If you think this is an idea worth pursuing, please circulate this note as you see fit. I would be prepared to devote some time to it.


Buckingham, N.M., E.G. Schreiner, T.N. Kaye, J.E. Burger, & E.L. Tisch. 1996.
Flora of the Olympic Peninsula. Washington Native Plant Society & Northwest Interpretive Association, Port Angeles. 199 p. ISBN 0-914019-38-4 [soft cover] Cost US$7.95.

Available from:
Northwest Interpretive Association
3002 Mount Angeles Road
Port Angeles, WA 98362
Phone: (360) 452-4501 ext. 239

This is the second edition of a popular vascular species list of the Olympic Peninsula. New data on species distributions were included and the nomenclature has been updated respecting changes that have occurred since the publication of the Vascular plants of the Pacific Northwest by Hitchcock et al. The chapter on origins of the Olympic Flora (the Olympocentric View), and annotated notes for numerous taxa contain a wealth of information for anyone interested in phytogeography and plant taxonomy of the Pacific Northwest.


Brayshaw, T.C. 1996.
Plant collecting for the amateur. Royal British Columbia Museum, Victoria. 44 p. ISBN 0-7718-9439-2 [soft cover] Price CND 8.95.
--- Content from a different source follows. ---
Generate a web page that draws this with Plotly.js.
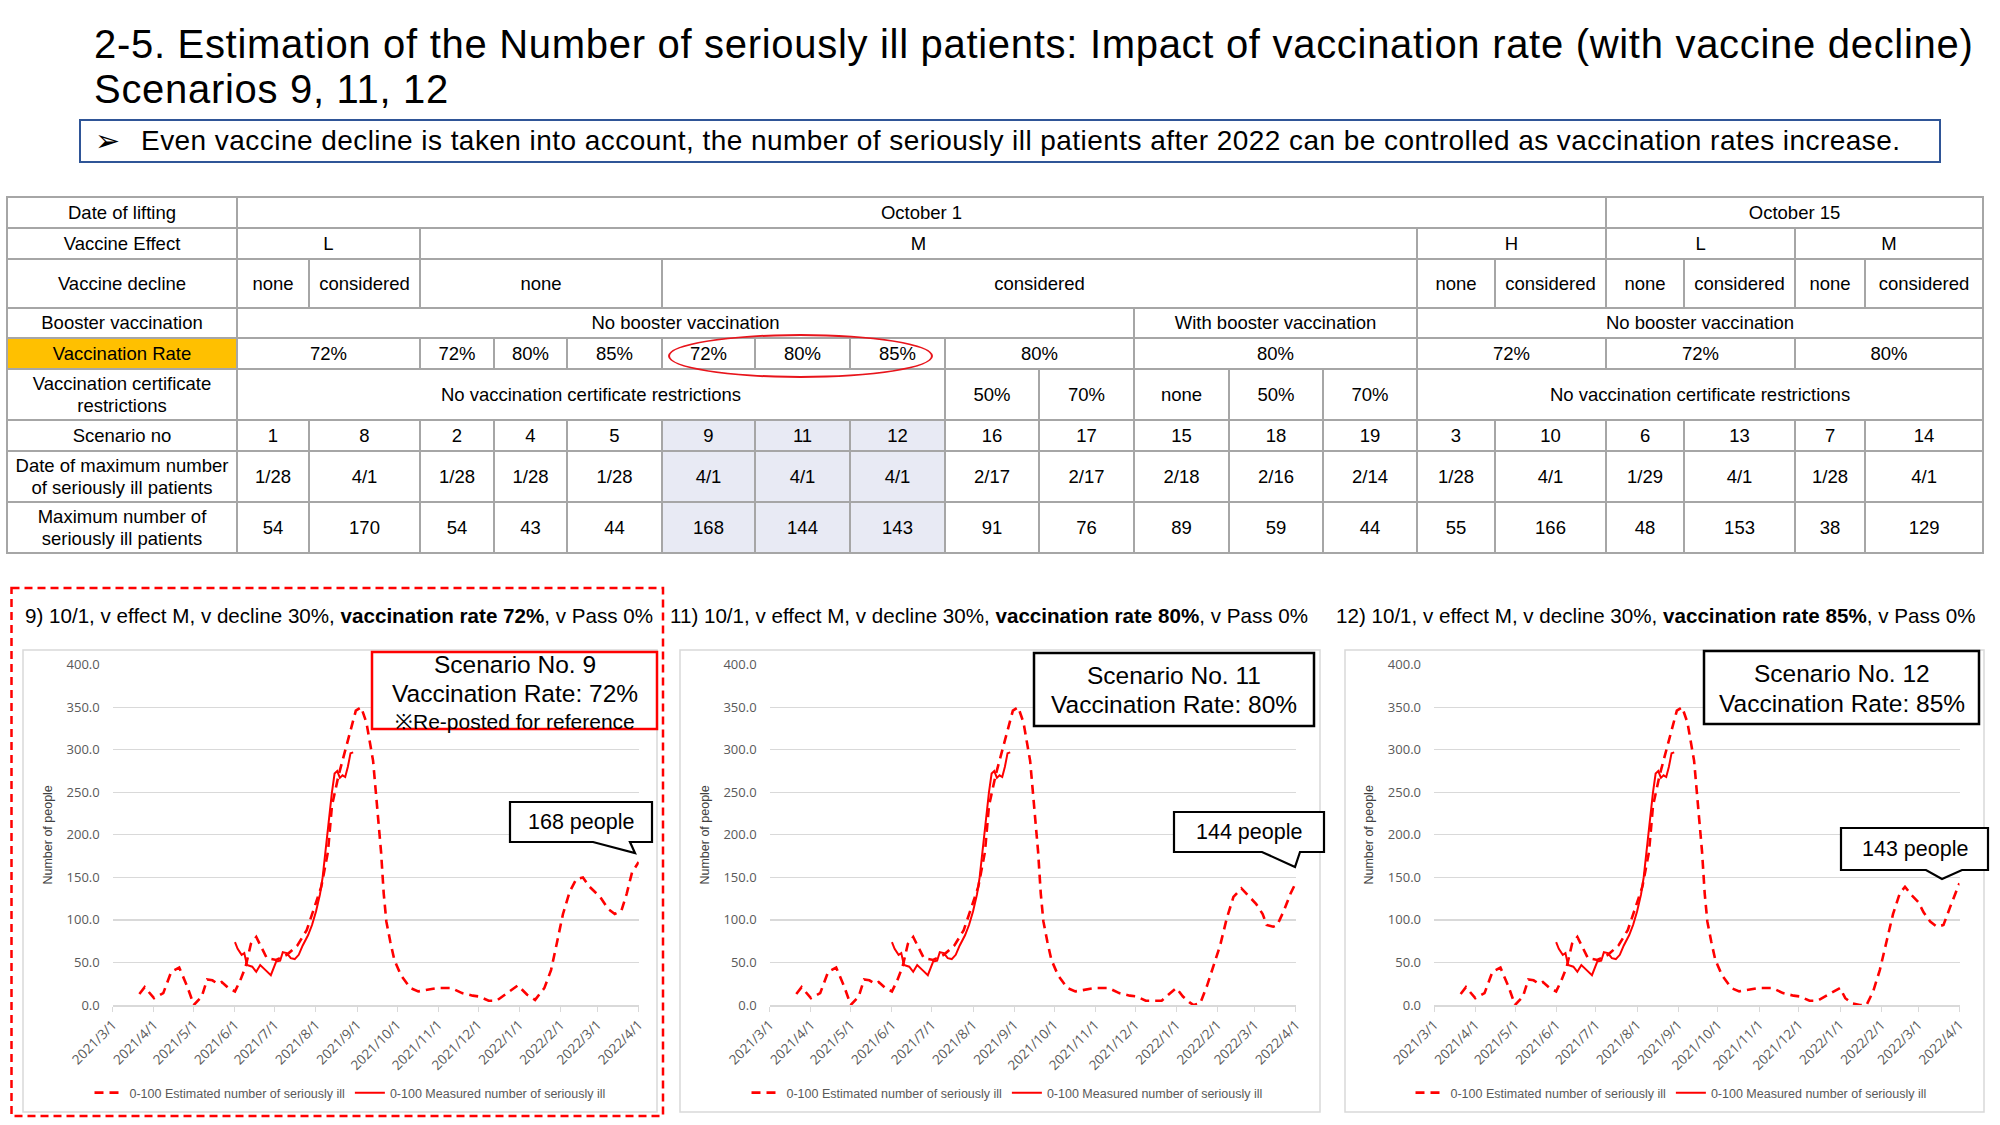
<!DOCTYPE html>
<html>
<head>
<meta charset="utf-8">
<script src="https://cdn.plot.ly/plotly-3.0.1.min.js"></script>
<style>
html,body{margin:0;padding:0;background:#fff;}
body{width:2000px;height:1125px;position:relative;overflow:hidden;font-family:"Liberation Sans",Arial,sans-serif;color:#000;}
#plot{position:absolute;left:0;top:0;width:2000px;height:1125px;z-index:1;}
#title{position:absolute;left:94px;top:22px;font-size:40px;line-height:45px;letter-spacing:0.7px;white-space:nowrap;z-index:2;}
#msg{position:absolute;left:79px;top:119px;width:1858px;height:40px;border:2px solid #2F5597;z-index:2;font-size:28px;line-height:39px;letter-spacing:0.45px;white-space:nowrap;}
#msg .arr{position:absolute;left:14px;top:0;font-family:"DejaVu Sans",sans-serif;font-size:30px;letter-spacing:0;}
#msg .txt{position:absolute;left:60px;top:0;}
#tbl{position:absolute;left:6px;top:196px;border-collapse:collapse;table-layout:fixed;z-index:2;font-size:18.5px;}
#tbl td{border:2px solid #A6A6A6;text-align:center;vertical-align:middle;padding:0;line-height:22px;white-space:nowrap;overflow:hidden;}
#tbl td.hl{background:#E8EAF4;}
#tbl td.rate{background:#FFC000;}
#ellipse{position:absolute;left:668px;top:334px;width:261px;height:40px;border:2px solid #E8141B;border-radius:50%;z-index:3;}
</style>
</head>
<body>
<div id="plot"></div>
<div id="title">2-5. Estimation of the Number of seriously ill patients: Impact of vaccination rate (with vaccine decline)<br>Scenarios 9, 11, 12</div>
<div id="msg"><span class="arr">&#10146;</span><span class="txt">Even vaccine decline is taken into account, the number of seriously ill patients after 2022 can be controlled as vaccination rates increase.</span></div>
<table id="tbl"></table>
<div id="ellipse"></div>
<script>
// ---------------- table data ----------------
const rowLabels = ["Date of lifting","Vaccine Effect","Vaccine decline","Booster vaccination","Vaccination Rate","Vaccination certificate<br>restrictions","Scenario no","Date of maximum number<br>of seriously ill patients","Maximum number of<br>seriously ill patients"];
const liftingRow = [["October 1",15],["October 15",4]];
const effectRow = [["L",2],["M",11],["H",2],["L",2],["M",2]];
const declineRow = [["none",1],["considered",1],["none",3],["considered",8],["none",1],["considered",1],["none",1],["considered",1],["none",1],["considered",1]];
const boosterRow = [["No booster vaccination",10],["With booster vaccination",3],["No booster vaccination",6]];
const rateRow = [["72%",2],["72%",1],["80%",1],["85%",1],["72%",1],["80%",1],["85%",1],["80%",2],["80%",3],["72%",2],["72%",2],["80%",2]];
const certRow = [["No vaccination certificate restrictions",8],["50%",1],["70%",1],["none",1],["50%",1],["70%",1],["No vaccination certificate restrictions",6]];
const scenarioNo = [1,8,2,4,5,9,11,12,16,17,15,18,19,3,10,6,13,7,14];
const peakDate = ["1/28","4/1","1/28","1/28","1/28","4/1","4/1","4/1","2/17","2/17","2/18","2/16","2/14","1/28","4/1","1/29","4/1","1/28","4/1"];
const peakValue = [54,170,54,43,44,168,144,143,91,76,89,59,44,55,166,48,153,38,129];
const highlighted = [9,11,12];

// ---------------- chart data ----------------
const estCommonDates = ['2021-03-21','2021-03-25','2021-04-01','2021-04-08','2021-04-14','2021-04-20','2021-04-26','2021-05-01','2021-05-07','2021-05-11','2021-05-15','2021-05-19','2021-05-22','2021-05-27','2021-06-01','2021-06-05','2021-06-09','2021-06-13','2021-06-17','2021-06-21','2021-06-25','2021-07-02','2021-07-10','2021-07-18','2021-07-25','2021-07-30','2021-08-05','2021-08-10','2021-08-13','2021-08-18','2021-08-23','2021-08-28','2021-08-31','2021-09-04','2021-09-08','2021-09-13','2021-09-16','2021-09-19','2021-09-21','2021-09-23','2021-09-26','2021-09-29','2021-10-04','2021-10-11','2021-10-17','2021-10-25','2021-11-01','2021-11-11','2021-11-19','2021-11-27','2021-12-02','2021-12-09','2021-12-15'];
const estCommonVals = [13,21,8,14,39,44,22,0,10,30,29,25,27,20,16,29,45,72,80,68,55,53,59,70,88,111,139,180,234,270,299,328,346,350,332,287,238,180,131,98,74,53,35,20,16,18,20,20,14,11,10,5,5];

const tail9Dates = ['2021-12-23','2021-12-31','2022-01-07','2022-01-13','2022-01-20','2022-01-25','2022-01-29','2022-02-03','2022-02-08','2022-02-13','2022-02-18','2022-02-23','2022-03-03','2022-03-09','2022-03-14','2022-03-19','2022-03-23','2022-03-27','2022-04-01'];
const tail9Vals = [14,23,12,6,20,41,70,107,133,148,150,139,127,113,107,111,131,156,168];
const tail11Dates = ['2021-12-21','2021-12-26','2022-01-01','2022-01-06','2022-01-11','2022-01-14','2022-01-19','2022-01-24','2022-01-29','2022-02-03','2022-02-08','2022-02-13','2022-02-19','2022-02-24','2022-03-02','2022-03-07','2022-03-10','2022-03-15','2022-03-18','2022-03-23','2022-03-28','2022-04-01'];
const tail11Vals = [5,12,20,10,3,0,2,22,45,70,102,127,137,129,119,107,94,92,94,111,131,144];
const tail12Dates = ['2021-12-23','2022-01-01','2022-01-05','2022-01-10','2022-01-16','2022-01-21','2022-01-26','2022-01-31','2022-02-05','2022-02-10','2022-02-15','2022-02-19','2022-02-24','2022-03-01','2022-03-05','2022-03-10','2022-03-15','2022-03-20','2022-03-25','2022-04-01'];
const tail12Vals = [12,20,8,2,0,0,16,41,74,107,131,139,129,121,109,98,92,94,115,143];

const measDates = ['2021-06-01','2021-06-03','2021-06-06','2021-06-08','2021-06-10','2021-06-14','2021-06-17','2021-06-20','2021-06-24','2021-06-28','2021-07-02','2021-07-05','2021-07-07','2021-07-10','2021-07-13','2021-07-16','2021-07-19','2021-07-22','2021-07-26','2021-07-29','2021-08-01','2021-08-04','2021-08-06','2021-08-09','2021-08-11','2021-08-13','2021-08-15','2021-08-17','2021-08-19','2021-08-21','2021-08-23','2021-08-25','2021-08-27','2021-08-29'];
const measVals = [74,66,59,61,47,45,39,47,41,35,51,52,62,61,55,54,59,70,82,94,110,130,150,195,225,250,272,275,267,270,268,280,296,297];

const panelTitles = ["9) 10/1, v effect M, v decline 30%, <b>vaccination rate 72%</b>, v Pass 0%","11) 10/1, v effect M, v decline 30%, <b>vaccination rate 80%</b>, v Pass 0%","12) 10/1, v effect M, v decline 30%, <b>vaccination rate 85%</b>, v Pass 0%"];
const scenarioLabels = ["Scenario No. 9","Scenario No. 11","Scenario No. 12"];
const rateLabels = ["Vaccination Rate: 72%","Vaccination Rate: 80%","Vaccination Rate: 85%"];
const calloutLabels = ["168 people","144 people","143 people"];
const estName = "0-100 Estimated number of seriously ill";
const measName = "0-100 Measured number of seriously ill";

// ---------------- build table ----------------
(function(){
  const colW = [230,72,111,74,73,95,93,95,95,94,95,95,94,94,78,111,78,111,70,118];
  const rowH = [31,31,49,30,31,51,31,51,51];
  const tbl = document.getElementById('tbl');
  let html = '<colgroup>' + colW.map(w=>'<col style="width:'+w+'px">').join('') + '</colgroup>';
  const spanRows = [liftingRow,effectRow,declineRow,boosterRow,rateRow,certRow];
  spanRows.forEach((r,i)=>{
    html += '<tr style="height:'+rowH[i]+'px"><td'+(i===4?' class="rate"':'')+'>'+rowLabels[i]+'</td>';
    r.forEach(c=>{ html += '<td colspan="'+c[1]+'">'+c[0]+'</td>'; });
    html += '</tr>';
  });
  const simple = [scenarioNo, peakDate, peakValue];
  simple.forEach((r,k)=>{
    const i = 6+k;
    html += '<tr style="height:'+rowH[i]+'px"><td>'+rowLabels[i]+'</td>';
    r.forEach((v,j)=>{ html += '<td'+(highlighted.includes(scenarioNo[j])?' class="hl"':'')+'>'+v+'</td>'; });
    html += '</tr>';
  });
  tbl.innerHTML = html;
  tbl.style.width = colW.reduce((a,b)=>a+b,0)+'px';
})();

// ---------------- charts ----------------
const W = 2000, H = 1125;
const PX = x => x / W;
const PY = y => 1 - y / H;

const tails = [[tail9Dates,tail9Vals],[tail11Dates,tail11Vals],[tail12Dates,tail12Vals]];
const plotX = [[112.7,638.8],[769.6,1296],[1434,1959.5]];
const plotY = [664.7,1005];
const chartArea = [[23,650,657,1112],[680,650,1320,1112],[1345,650,1984,1112]];
const titleX = [23,668,1334];
const legendX = [350,1007,1671];
const scenBox = [[372,652,657,729,'#FF0000'],[1034,653,1314,726,'#000000'],[1704,651,1979,724,'#000000']];
const scenLineY = [[664,693,721],[675,704],[673,703]];
const callBox = [[510,802,652,842,593,630,635,853],[1174,812,1324,852,1262,1300,1295,867],[1841,828,1988,870,1926,1962,1942,879]];

const traces = [];
const layout = {
  width: W, height: H,
  margin: {l:0,r:0,t:0,b:0},
  paper_bgcolor: 'rgba(0,0,0,0)',
  plot_bgcolor: 'rgba(0,0,0,0)',
  showlegend: true,
  hovermode: false,
  font: {family: 'Liberation Sans, Arial, sans-serif', color: '#000'},
  shapes: [],
  annotations: []
};

for (let i = 0; i < 3; i++) {
  const sfx = i === 0 ? '' : String(i+1);
  const xa = 'x' + sfx, ya = 'y' + sfx;
  const lg = 'legend' + sfx;
  traces.push({
    x: estCommonDates.concat(tails[i][0]),
    y: estCommonVals.concat(tails[i][1]),
    xaxis: xa, yaxis: ya, legend: lg,
    type: 'scatter', mode: 'lines', name: estName,
    line: {color: '#FF0000', width: 2.6, dash: '9px,6px'}
  });
  traces.push({
    x: measDates, y: measVals,
    xaxis: xa, yaxis: ya, legend: lg,
    type: 'scatter', mode: 'lines', name: measName,
    line: {color: '#FF0000', width: 2}
  });
  layout['xaxis' + sfx] = {
    domain: [PX(plotX[i][0]), PX(plotX[i][1])],
    anchor: ya,
    type: 'date',
    range: ['2021-02-28 22:00', '2022-04-01 02:00'],
    tick0: '2021-03-01', dtick: 'M1',
    tickformat: '%Y/%-m/%-d',
    tickangle: -45,
    tickfont: {family: 'Open Sans, sans-serif', size: 13.5, color: '#595959'},
    showgrid: false, zeroline: false,
    showline: true, linecolor: '#D9D9D9', linewidth: 1.5,
    ticks: 'outside', ticklen: 5, tickcolor: '#D9D9D9',
    fixedrange: true
  };
  layout['yaxis' + sfx] = {
    domain: [PY(plotY[1]), PY(plotY[0])],
    anchor: xa,
    range: [0, 400], dtick: 50,
    tickformat: '.1f',
    tickfont: {family: 'Open Sans, sans-serif', size: 13, color: '#595959'},
    showgrid: true, gridcolor: '#D9D9D9', gridwidth: 1.2,
    zeroline: false, showline: false,
    ticklabelstandoff: 12,
    title: {text: 'Number of people', font: {family: 'Liberation Sans, Arial, sans-serif', size: 12.5, color: '#404040'}, standoff: 11},
    fixedrange: true
  };
  layout[lg] = {
    orientation: 'h', x: PX(legendX[i]), xanchor: 'center', y: PY(1093), yanchor: 'middle',
    font: {family: 'Liberation Sans, Arial, sans-serif', size: 12.5, color: '#595959'},
    bgcolor: 'rgba(0,0,0,0)', itemwidth: 30, tracegroupgap: 0
  };
  // chart area border
  const ca = chartArea[i];
  layout.shapes.push({type:'rect', xref:'paper', yref:'paper', x0:PX(ca[0]), x1:PX(ca[2]), y0:PY(ca[1]), y1:PY(ca[3]), line:{color:'#D9D9D9', width:1.5}, layer:'below'});
  // panel title
  layout.annotations.push({xref:'paper', yref:'paper', x:PX(titleX[i]), y:PY(615), xanchor:'left', yanchor:'middle', showarrow:false, text: panelTitles[i], font:{size:20.6, color:'#000'}});
  // scenario box
  const sb = scenBox[i];
  layout.shapes.push({type:'rect', xref:'paper', yref:'paper', x0:PX(sb[0]), x1:PX(sb[2]), y0:PY(sb[1]), y1:PY(sb[3]), line:{color:sb[4], width:2.5}, fillcolor:'#FFFFFF', layer:'above'});
  const cx = PX((sb[0]+sb[2])/2);
  const lines = i === 0 ? [scenarioLabels[i], rateLabels[i], '※Re-posted for reference'] : [scenarioLabels[i], rateLabels[i]];
  lines.forEach((t,k)=>{
    layout.annotations.push({xref:'paper', yref:'paper', x:cx, y:PY(scenLineY[i][k]), xanchor:'center', yanchor:'middle', showarrow:false, text:t, font:{size: k===2 ? 21 : 24.5, color:'#000'}});
  });
  // callout
  const c = callBox[i];
  const path = 'M '+PX(c[0])+' '+PY(c[1])+' L '+PX(c[2])+' '+PY(c[1])+' L '+PX(c[2])+' '+PY(c[3])+' L '+PX(c[5])+' '+PY(c[3])+' L '+PX(c[6])+' '+PY(c[7])+' L '+PX(c[4])+' '+PY(c[3])+' L '+PX(c[0])+' '+PY(c[3])+' Z';
  layout.shapes.push({type:'path', xref:'paper', yref:'paper', path: path, line:{color:'#000', width:2.2}, fillcolor:'#FFFFFF', layer:'above'});
  layout.annotations.push({xref:'paper', yref:'paper', x:PX((c[0]+c[2])/2), y:PY((c[1]+c[3])/2), xanchor:'center', yanchor:'middle', showarrow:false, text: calloutLabels[i], font:{size:21.5, color:'#000'}});
}
// red dashed panel border around scenario 9
layout.shapes.push({type:'rect', xref:'paper', yref:'paper', x0:PX(11.5), x1:PX(663), y0:PY(588), y1:PY(1116), line:{color:'#FF0000', width:2.5, dash:'8px,5px'}, layer:'above'});

Plotly.newPlot('plot', traces, layout, {displayModeBar:false, staticPlot:true});
</script>
</body>
</html>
In this third edition of Chris Brayshaw's popular manual (first published in 1973) Chris updated the text and added a new chapter on insect pests in herbaria and their control. The book also lists the main herbarium resources in British Columbia and Canada and gives number of references useful for identification of vascular plants, bryophytes and lichens.

The British Columbia Ministry of Forests (which made a financial contribution to Chris Brayshaw's publication) simultaneously published their own "Techniques and procedures for collecting, preserving, processing and storing botanical specimens" (B.C. Ministry of Forests, Working Paper 18/1996, 39 p. - no charge). This publication has a similar scope and contents as the "Plant collecting for the amateur," but the useful information is overshadowed by some grave mistakes and blunders, especially in the "Glossary of terms" and reference citations.